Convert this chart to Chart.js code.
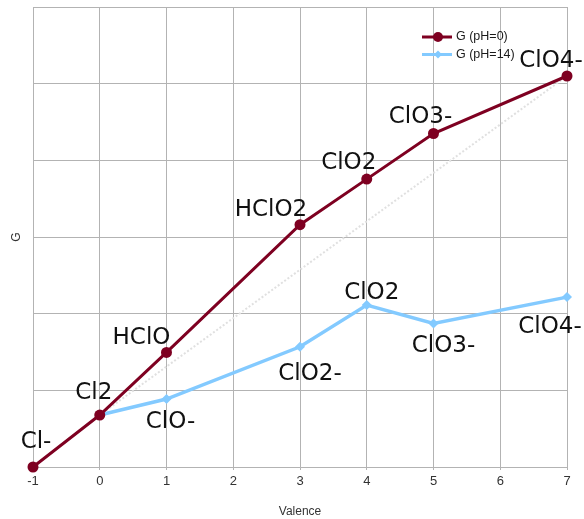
<!DOCTYPE html>
<html>
<head>
<meta charset="utf-8">
<script src="https://cdn.jsdelivr.net/npm/chart.js@4/dist/chart.umd.min.js"></script>
<style>
  html, body { margin: 0; padding: 0; background: #fff; }
</style>
</head>
<body>
<canvas id="chart" width="584" height="519"></canvas>
<script>
// chart values
const valence = [-1, 0, 1, 3, 4, 5, 7];
const gAcid = [0, 0.678, 1.495, 3.16, 3.755, 4.35, 5.10];
const acidSpecies = ['Cl-', 'Cl2', 'HClO', 'HClO2', 'ClO2', 'ClO3-', 'ClO4-'];

const valenceBase = [0, 1, 3, 4, 5, 7];
const gBase = [0.678, 0.886, 1.568, 2.112, 1.873, 2.216];
const baseSpecies = ['', 'ClO-', 'ClO2-', 'ClO2', 'ClO3-', 'ClO4-'];

const xTicks = [-1, 0, 1, 2, 3, 4, 5, 6, 7];

// label placement (text centre x, baseline y) relative to each point, in px
const acidLabelOffsets = [[3, -19], [-6, -16], [-25, -8], [-29, -9], [-18, -10], [-13, -11], [-16, -9]];
const baseLabelOffsets = [[0, 0], [4, 29], [10, 33], [5, -6], [10, 29], [-17, 36]];

const RED = '#7e0021';
const BLUE = '#83caff';

const toPoints = (xs, ys) => xs.map((x, i) => ({ x: x, y: ys[i] }));

const pointLabels = {
  id: 'pointLabels',
  afterDatasetsDraw(chart) {
    const ctx = chart.ctx;
    ctx.save();
    ctx.font = '23px "DejaVu Sans"';
    ctx.fillStyle = '#111';
    ctx.textAlign = 'center';
    ctx.textBaseline = 'alphabetic';
    chart.data.datasets.forEach((ds, di) => {
      if (!ds.species) return;
      chart.getDatasetMeta(di).data.forEach((pt, i) => {
        const text = ds.species[i];
        if (!text) return;
        const off = ds.labelOffsets[i];
        ctx.fillText(text, pt.x + off[0], pt.y + off[1]);
      });
    });
    ctx.restore();
  }
};

const boxLegend = {
  id: 'boxLegend',
  afterDraw(chart) {
    const ctx = chart.ctx;
    const items = chart.data.datasets.filter(ds => ds.species);
    ctx.save();
    ctx.font = '12.5px "Liberation Sans"';
    ctx.textBaseline = 'middle';
    ctx.textAlign = 'left';
    items.forEach((ds, i) => {
      const y = 37 + i * 17.5;
      ctx.strokeStyle = ds.borderColor;
      ctx.lineWidth = 3;
      ctx.beginPath();
      ctx.moveTo(422, y);
      ctx.lineTo(452, y);
      ctx.stroke();
      ctx.fillStyle = ds.pointBackgroundColor;
      ctx.beginPath();
      if (ds.pointStyle === 'rectRot') {
        ctx.moveTo(438, y - 4); ctx.lineTo(442, y); ctx.lineTo(438, y + 4); ctx.lineTo(434, y);
        ctx.closePath();
      } else {
        ctx.arc(438, y, 5, 0, Math.PI * 2);
      }
      ctx.fill();
      ctx.fillStyle = '#1a1a1a';
      ctx.fillText(ds.label, 456, y);
    });
    ctx.restore();
  }
};

new Chart(document.getElementById('chart'), {
  type: 'line',
  data: {
    datasets: [
      {
        label: 'G (pH=0)',
        data: toPoints(valence, gAcid),
        species: acidSpecies,
        labelOffsets: acidLabelOffsets,
        borderColor: RED,
        backgroundColor: RED,
        pointBackgroundColor: RED,
        pointBorderColor: RED,
        pointBorderWidth: 0,
        borderWidth: 3,
        pointRadius: 5.5,
        pointStyle: 'circle',
        clip: false,
        order: 1
      },
      {
        label: 'G (pH=14)',
        data: toPoints(valenceBase, gBase),
        species: baseSpecies,
        labelOffsets: baseLabelOffsets,
        borderColor: BLUE,
        backgroundColor: BLUE,
        pointBackgroundColor: BLUE,
        pointBorderColor: BLUE,
        pointBorderWidth: 0,
        borderWidth: 3.5,
        pointRadius: 5,
        pointStyle: 'rectRot',
        clip: false,
        order: 2
      },
      {
        label: 'guide',
        data: [
          { x: valence[1], y: gAcid[1] },
          { x: valence[6], y: gAcid[6] }
        ],
        borderColor: '#e0e0e0',
        borderDash: [2, 2],
        borderWidth: 2,
        pointRadius: 0,
        order: 3
      }
    ]
  },
  options: {
    responsive: false,
    animation: false,
    layout: { padding: { top: 7, right: 17, left: 0, bottom: 0 } },
    plugins: {
      legend: { display: false },
      tooltip: { enabled: false }
    },
    scales: {
      x: {
        type: 'linear',
        min: -1,
        max: 7,
        afterBuildTicks: scale => { scale.ticks = xTicks.map(v => ({ value: v })); },
        afterFit: scale => { scale.height = 52; },
        ticks: {
          color: '#333',
          font: { family: 'Liberation Sans', size: 13 },
          padding: 4
        },
        grid: { color: '#b3b3b3', lineWidth: 1, tickLength: 3 },
        border: { color: '#b3b3b3' },
        title: {
          display: true,
          text: 'Valence',
          color: '#333',
          font: { family: 'Liberation Sans', size: 12 },
          padding: { top: 12, bottom: 0 }
        }
      },
      y: {
        min: 0,
        max: 6,
        afterFit: scale => { scale.width = 33; },
        ticks: { display: false, stepSize: 1 },
        grid: { color: '#b3b3b3', lineWidth: 1, drawTicks: false },
        border: { color: '#b3b3b3' },
        title: {
          display: true,
          text: 'G',
          color: '#333',
          font: { family: 'Liberation Sans', size: 12 },
          padding: { top: 9, bottom: 0 }
        }
      }
    }
  },
  plugins: [pointLabels, boxLegend]
});
</script>
</body>
</html>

______________________________

- **Your instructions**
Except for the pictures, print the data above exactly.

- **Written solution**
Convert this chart to Chart.js code.
<!DOCTYPE html>
<html>
<head>
<meta charset="utf-8">
<script src="https://cdn.jsdelivr.net/npm/chart.js@4/dist/chart.umd.min.js"></script>
<style>
  html, body { margin: 0; padding: 0; background: #fff; }
</style>
</head>
<body>
<canvas id="chart" width="584" height="519"></canvas>
<script>
// chart values
const valence = [-1, 0, 1, 3, 4, 5, 7];
const gAcid = [0, 0.678, 1.495, 3.16, 3.755, 4.35, 5.10];
const acidSpecies = ['Cl-', 'Cl2', 'HClO', 'HClO2', 'ClO2', 'ClO3-', 'ClO4-'];

const valenceBase = [0, 1, 3, 4, 5, 7];
const gBase = [0.678, 0.886, 1.568, 2.112, 1.873, 2.216];
const baseSpecies = ['', 'ClO-', 'ClO2-', 'ClO2', 'ClO3-', 'ClO4-'];

const xTicks = [-1, 0, 1, 2, 3, 4, 5, 6, 7];

// label placement (text centre x, baseline y) relative to each point, in px
const acidLabelOffsets = [[3, -19], [-6, -16], [-25, -8], [-29, -9], [-18, -10], [-13, -11], [-16, -9]];
const baseLabelOffsets = [[0, 0], [4, 29], [10, 33], [5, -6], [10, 29], [-17, 36]];

const RED = '#7e0021';
const BLUE = '#83caff';

const toPoints = (xs, ys) => xs.map((x, i) => ({ x: x, y: ys[i] }));

const pointLabels = {
  id: 'pointLabels',
  afterDatasetsDraw(chart) {
    const ctx = chart.ctx;
    ctx.save();
    ctx.font = '23px "DejaVu Sans"';
    ctx.fillStyle = '#111';
    ctx.textAlign = 'center';
    ctx.textBaseline = 'alphabetic';
    chart.data.datasets.forEach((ds, di) => {
      if (!ds.species) return;
      chart.getDatasetMeta(di).data.forEach((pt, i) => {
        const text = ds.species[i];
        if (!text) return;
        const off = ds.labelOffsets[i];
        ctx.fillText(text, pt.x + off[0], pt.y + off[1]);
      });
    });
    ctx.restore();
  }
};

const boxLegend = {
  id: 'boxLegend',
  afterDraw(chart) {
    const ctx = chart.ctx;
    const items = chart.data.datasets.filter(ds => ds.species);
    ctx.save();
    ctx.font = '12.5px "Liberation Sans"';
    ctx.textBaseline = 'middle';
    ctx.textAlign = 'left';
    items.forEach((ds, i) => {
      const y = 37 + i * 17.5;
      ctx.strokeStyle = ds.borderColor;
      ctx.lineWidth = 3;
      ctx.beginPath();
      ctx.moveTo(422, y);
      ctx.lineTo(452, y);
      ctx.stroke();
      ctx.fillStyle = ds.pointBackgroundColor;
      ctx.beginPath();
      if (ds.pointStyle === 'rectRot') {
        ctx.moveTo(438, y - 4); ctx.lineTo(442, y); ctx.lineTo(438, y + 4); ctx.lineTo(434, y);
        ctx.closePath();
      } else {
        ctx.arc(438, y, 5, 0, Math.PI * 2);
      }
      ctx.fill();
      ctx.fillStyle = '#1a1a1a';
      ctx.fillText(ds.label, 456, y);
    });
    ctx.restore();
  }
};

new Chart(document.getElementById('chart'), {
  type: 'line',
  data: {
    datasets: [
      {
        label: 'G (pH=0)',
        data: toPoints(valence, gAcid),
        species: acidSpecies,
        labelOffsets: acidLabelOffsets,
        borderColor: RED,
        backgroundColor: RED,
        pointBackgroundColor: RED,
        pointBorderColor: RED,
        pointBorderWidth: 0,
        borderWidth: 3,
        pointRadius: 5.5,
        pointStyle: 'circle',
        clip: false,
        order: 1
      },
      {
        label: 'G (pH=14)',
        data: toPoints(valenceBase, gBase),
        species: baseSpecies,
        labelOffsets: baseLabelOffsets,
        borderColor: BLUE,
        backgroundColor: BLUE,
        pointBackgroundColor: BLUE,
        pointBorderColor: BLUE,
        pointBorderWidth: 0,
        borderWidth: 3.5,
        pointRadius: 5,
        pointStyle: 'rectRot',
        clip: false,
        order: 2
      },
      {
        label: 'guide',
        data: [
          { x: valence[1], y: gAcid[1] },
          { x: valence[6], y: gAcid[6] }
        ],
        borderColor: '#e0e0e0',
        borderDash: [2, 2],
        borderWidth: 2,
        pointRadius: 0,
        order: 3
      }
    ]
  },
  options: {
    responsive: false,
    animation: false,
    layout: { padding: { top: 7, right: 17, left: 0, bottom: 0 } },
    plugins: {
      legend: { display: false },
      tooltip: { enabled: false }
    },
    scales: {
      x: {
        type: 'linear',
        min: -1,
        max: 7,
        afterBuildTicks: scale => { scale.ticks = xTicks.map(v => ({ value: v })); },
        afterFit: scale => { scale.height = 52; },
        ticks: {
          color: '#333',
          font: { family: 'Liberation Sans', size: 13 },
          padding: 4
        },
        grid: { color: '#b3b3b3', lineWidth: 1, tickLength: 3 },
        border: { color: '#b3b3b3' },
        title: {
          display: true,
          text: 'Valence',
          color: '#333',
          font: { family: 'Liberation Sans', size: 12 },
          padding: { top: 12, bottom: 0 }
        }
      },
      y: {
        min: 0,
        max: 6,
        afterFit: scale => { scale.width = 33; },
        ticks: { display: false, stepSize: 1 },
        grid: { color: '#b3b3b3', lineWidth: 1, drawTicks: false },
        border: { color: '#b3b3b3' },
        title: {
          display: true,
          text: 'G',
          color: '#333',
          font: { family: 'Liberation Sans', size: 12 },
          padding: { top: 9, bottom: 0 }
        }
      }
    }
  },
  plugins: [pointLabels, boxLegend]
});
</script>
</body>
</html>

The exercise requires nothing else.